A Company Is Renting Conversations With AI Jesus for $2 A Minute

A California-based tech company is giving people the chance to have a one-on-one video conversation with a digital version of Jesus Christ, and it will cost them roughly the same as a premium cup of coffee, per minute.

Just Like Me, a platform that builds interactive AI avatars of celebrities, public figures, and cultural personalities, recently added Jesus Christ to its growing roster of “digital twins.” According to sources, the company describes its mission as using these avatars to “provide guidance, mentorship, support and friendship” to users, and the addition of a religious figure may be its most ambitious undertaking yet.

The AI Jesus is not a simple chatbot. According to the company, the avatar can offer prayers and words of encouragement, communicate in multiple languages, and remember previous conversations with returning users, creating a sense of continuity that goes beyond a typical virtual assistant.

The visual design of the avatar drew from a well-known source. Just Like Me modeled its AI Jesus on actor Jonathan Roumie’s portrayal of the figure in the popular biblical drama series “The Chosen,” giving the avatar a recognizable, human face that many viewers will already associate with their idea of the historical and spiritual figure.

On the theological side, Just Like Me CEO Chris Breed said their model was trained on both the King James Bible and its understanding of scripture comes from sermons given by various preachers. That combination of scriptural text and real-world preaching suggests the company made a deliberate effort to give the avatar a grounded, faith-based perspective rather than a generic one.

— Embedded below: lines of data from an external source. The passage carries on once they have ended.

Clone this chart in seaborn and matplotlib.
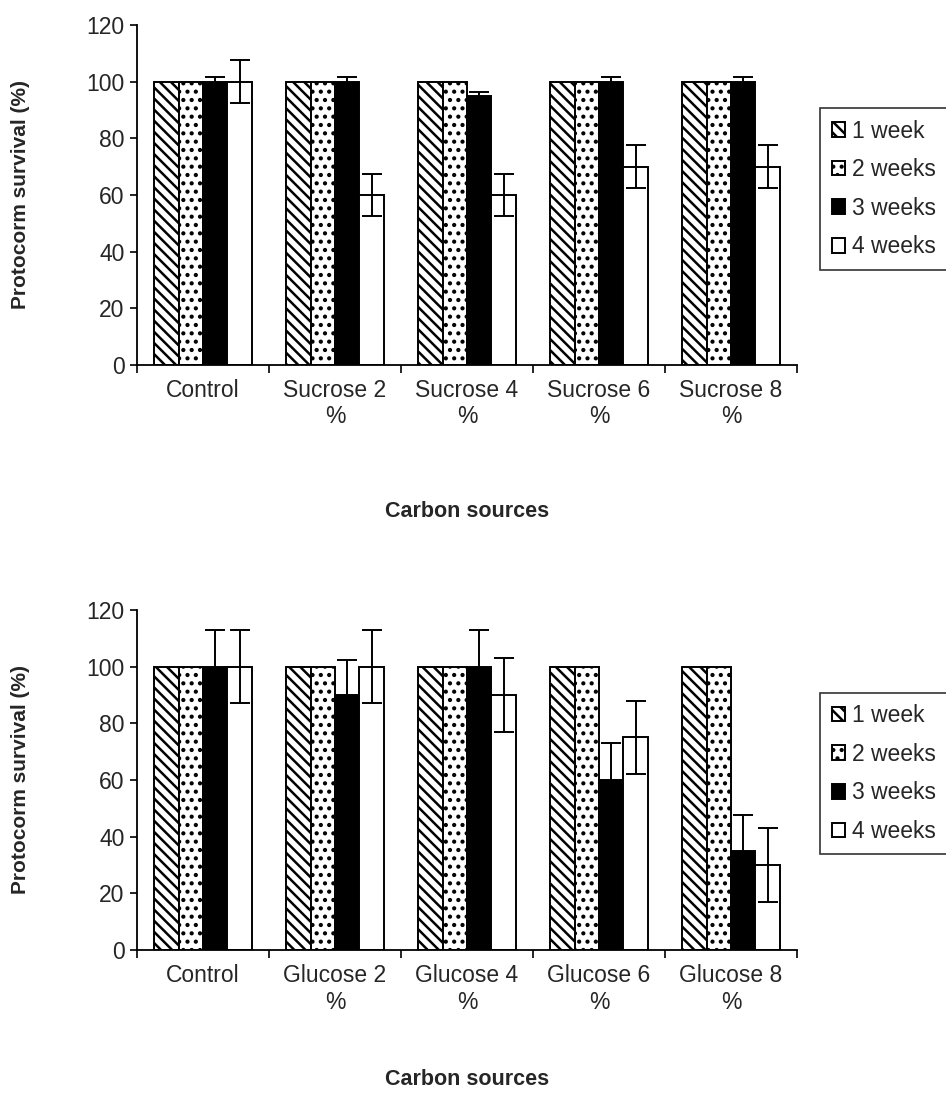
import numpy as np
import pandas as pd
import matplotlib
matplotlib.use("Agg")
import matplotlib.pyplot as plt
import seaborn as sns

# --- data ---
weeks = ["1 week", "2 weeks", "3 weeks", "4 weeks"]

sucrose_cats = ["Control", "Sucrose 2\n%", "Sucrose 4\n%", "Sucrose 6\n%", "Sucrose 8\n%"]
sucrose_1wk = [100, 100, 100, 100, 100]
sucrose_2wk = [100, 100, 100, 100, 100]
sucrose_3wk = [100, 100, 95, 100, 100]
sucrose_4wk = [100, 60, 60, 70, 70]
sucrose_err_3wk = [1.5, 1.5, 1.5, 1.5, 1.5]
sucrose_err_4wk = [7.5, 7.5, 7.5, 7.5, 7.5]

glucose_cats = ["Control", "Glucose 2\n%", "Glucose 4\n%", "Glucose 6\n%", "Glucose 8\n%"]
glucose_1wk = [100, 100, 100, 100, 100]
glucose_2wk = [100, 100, 100, 100, 100]
glucose_3wk = [100, 90, 100, 60, 35]
glucose_4wk = [100, 100, 90, 75, 30]
glucose_err_3wk = [13, 12.5, 13, 13, 12.5]
glucose_err_4wk = [13, 13, 13, 13, 13]

ylabel = "Protocorm survival (%)"
xlabel = "Carbon sources"

sns.set_theme(style="white")
plt.rcParams['font.family'] = ['Liberation Sans', 'DejaVu Sans']
plt.rcParams['hatch.color'] = 'black'
plt.rcParams['hatch.linewidth'] = 1.8

fig = plt.figure(figsize=(9.46, 11.03), dpi=100)
ax_top = fig.add_axes([0.1448, 0.6691, 0.6977, 0.3083])
ax_bot = fig.add_axes([0.1448, 0.1387, 0.6977, 0.3083])

hatches = ['\\\\\\', '..', '', '']
faces = ['white', 'white', 'black', 'white']


def draw(ax, cats, vals, errs, legend_y, xlabel_y):
    df = pd.DataFrame({
        "cat": np.repeat(cats, 4),
        "week": weeks * len(cats),
        "val": np.array(vals).T.ravel(),
    })
    sns.barplot(data=df, x="cat", y="val", hue="week", order=cats, hue_order=weeks,
                palette=faces, edgecolor='black', linewidth=1.4, width=0.74,
                gap=0, saturation=1, errorbar=None, legend=False, ax=ax)
    for cont, h, fc in zip(ax.containers, hatches, faces):
        for p in cont.patches:
            p.set_hatch(h)
            p.set_facecolor(fc)
            p.set_edgecolor('black')
    # error bars for weeks 3 and 4
    for cont, err in zip(ax.containers[2:], errs):
        xs = [p.get_x() + p.get_width() / 2 for p in cont.patches]
        ys = [p.get_height() for p in cont.patches]
        ax.errorbar(xs, ys, yerr=err, fmt='none', ecolor='black',
                    elinewidth=1.4, capsize=7, capthick=1.4)

    ax.set_ylim(0, 120)
    ax.set_xlim(-0.5, len(cats) - 0.5)
    ax.set_yticks(range(0, 121, 20))
    ax.set_xticks(np.arange(-0.5, len(cats), 1.0), minor=True)
    ax.tick_params(axis='x', which='major', length=0, labelsize=16.5, pad=10)
    ax.tick_params(axis='x', which='minor', length=6, width=1.2, direction='out',
                   color='black', bottom=True)
    ax.tick_params(axis='y', length=5, width=1.2, direction='out', color='black',
                   labelsize=16.5, left=True, pad=4)
    for s in ['top', 'right']:
        ax.spines[s].set_visible(False)
    for s in ['left', 'bottom']:
        ax.spines[s].set_color('black')
        ax.spines[s].set_linewidth(1.3)
    ax.set_xlabel(xlabel, fontsize=15.5, fontweight='bold')
    ax.set_ylabel(ylabel, fontsize=15, fontweight='bold')
    ax.xaxis.set_label_coords(0.5, xlabel_y)
    ax.yaxis.set_label_coords(-0.162, 0.5)

    leg = ax.legend(ax.containers, weeks, loc='upper left',
                    bbox_to_anchor=(0.867, legend_y), bbox_transform=fig.transFigure,
                    fontsize=16.5, frameon=True, fancybox=False, handlelength=0.6,
                    handleheight=0.6, handletextpad=0.3, labelspacing=0.68,
                    borderpad=0.5, borderaxespad=0)
    leg.get_frame().set_edgecolor('black')
    leg.get_frame().set_linewidth(1.2)


draw(ax_top, sucrose_cats,
     [sucrose_1wk, sucrose_2wk, sucrose_3wk, sucrose_4wk],
     [sucrose_err_3wk, sucrose_err_4wk], 0.902, -0.40)
draw(ax_bot, glucose_cats,
     [glucose_1wk, glucose_2wk, glucose_3wk, glucose_4wk],
     [glucose_err_3wk, glucose_err_4wk], 0.372, -0.35)

fig.savefig("out.png", dpi=100)
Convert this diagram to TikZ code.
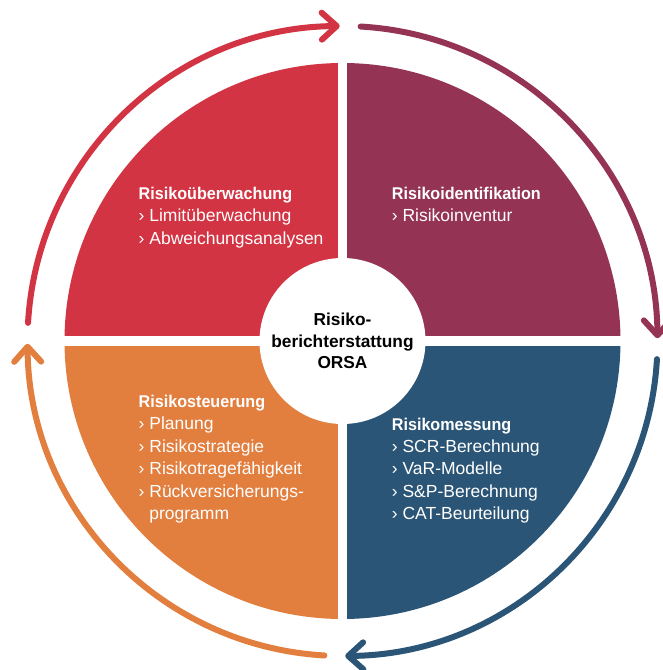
\documentclass[tikz,border=0pt]{standalone}
\usepackage{fontspec}
\setmainfont{Liberation Sans}
\newfontfamily\bcond[FakeStretch=0.95]{Liberation Sans}
\usetikzlibrary{arrows.meta}
\definecolor{cred}{HTML}{D33443}
\definecolor{cmaroon}{HTML}{943353}
\definecolor{cblue}{HTML}{2B5576}
\definecolor{corange}{HTML}{E27E3E}
\begin{document}
\begin{tikzpicture}[x=1pt,y=1pt,
  lbl/.style={anchor=base west, inner sep=0pt, text=white, font=\fontsize{17.5}{20}\selectfont},
  ttl/.style={lbl, font=\fontsize{17}{20}\bcond\bfseries},
  ctr/.style={anchor=base, inner sep=0pt, text=black, font=\fontsize{17.3}{20}\selectfont\bfseries},
  ring/.style={line width=6pt, line cap=round, line join=round, -{Straight Barb[length=15pt,width=27pt,round]}}]
\useasboundingbox (-342.5,-329) rectangle (320.5,341);
% quadrants
\fill[cred] (0,0) -- (180:278) arc[start angle=180,end angle=90,radius=278] -- cycle;
\fill[cmaroon] (0,0) -- (90:278) arc[start angle=90,end angle=0,radius=278] -- cycle;
\fill[cblue] (0,0) -- (0:278) arc[start angle=0,end angle=-90,radius=278] -- cycle;
\fill[corange] (0,0) -- (-90:278) arc[start angle=-90,end angle=-180,radius=278] -- cycle;
\draw[white, line width=9.5pt] (-282,0) -- (282,0);
\draw[white, line width=9.5pt] (0,-282) -- (0,282);
\node[circle, fill=white, minimum size=166pt, inner sep=0pt] (hub) at (0,0) {};
% ring arrows
\draw[ring, cred] (176.7:315) arc[start angle=176.7, end angle=90.5, radius=315];
\draw[ring, cmaroon] (86.7:315) arc[start angle=86.7, end angle=0.5, radius=315];
\draw[ring, cblue] (-3.3:315) arc[start angle=-3.3, end angle=-89.5, radius=315];
\draw[ring, corange] (-93.3:315) arc[start angle=-93.3, end angle=-179.5, radius=315];
% centre text
\node[ctr] (c1) at (0,16) {Risiko-};
\node[ctr] (c2) at (0,-6) {berichterstattung};
\node[ctr] (c3) at (0,-27) {ORSA};
% top left
\node[ttl] (a0) at (-204,142) {Risikoüberwachung};
\node[lbl] (a1) at (-204,119.5) {› Limitüberwachung};
\node[lbl] (a2) at (-204,97) {› Abweichungsanalysen};
% top right
\node[ttl] (b0) at (49.2,142) {Risikoidentifikation};
\node[lbl] (b1) at (49.2,119.5) {› Risikoinventur};
% bottom left
\node[ttl] (d0) at (-204,-66) {Risikosteuerung};
\node[lbl] (d1) at (-204,-88.5) {› Planung};
\node[lbl] (d2) at (-204,-111) {› Risikostrategie};
\node[lbl] (d3) at (-204,-133.5) {› Risikotragefähigkeit};
\node[lbl] (d4) at (-204,-156) {› Rückversicherungs-};
\node[lbl] (d5) at (-204,-178) {\phantom{›~}programm};
% bottom right
\node[ttl] (e0) at (49.2,-89) {Risikomessung};
\node[lbl] (e1) at (49.2,-111) {› SCR-Berechnung};
\node[lbl] (e2) at (49.2,-133.5) {› VaR-Modelle};
\node[lbl] (e3) at (49.2,-156) {› S\&P-Berechnung};
\node[lbl] (e4) at (49.2,-178) {› CAT-Beurteilung};
\end{tikzpicture}
\end{document}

The pricing structure is straightforward. Users can pay $1.99 per minute for a conversation, or opt into a monthly package priced at $49.99 that provides 45 minutes of access each month. Just Like Me’s platform also features conversations with figures such as MySpace co-founder Chris DeWolfe, the late political commentator Charlie Kirk, and even Santa Claus, so the AI Jesus joins a wide and eclectic lineup.

The concept is not without precedent, and it certainly is not without controversy. A separate project in Switzerland previously introduced a Jesus hologram inside a church that was capable of taking confessions, drawing significant backlash from religious communities who viewed it as disrespectful. Whether Just Like Me’s paid conversation model will face similar criticism remains to be seen.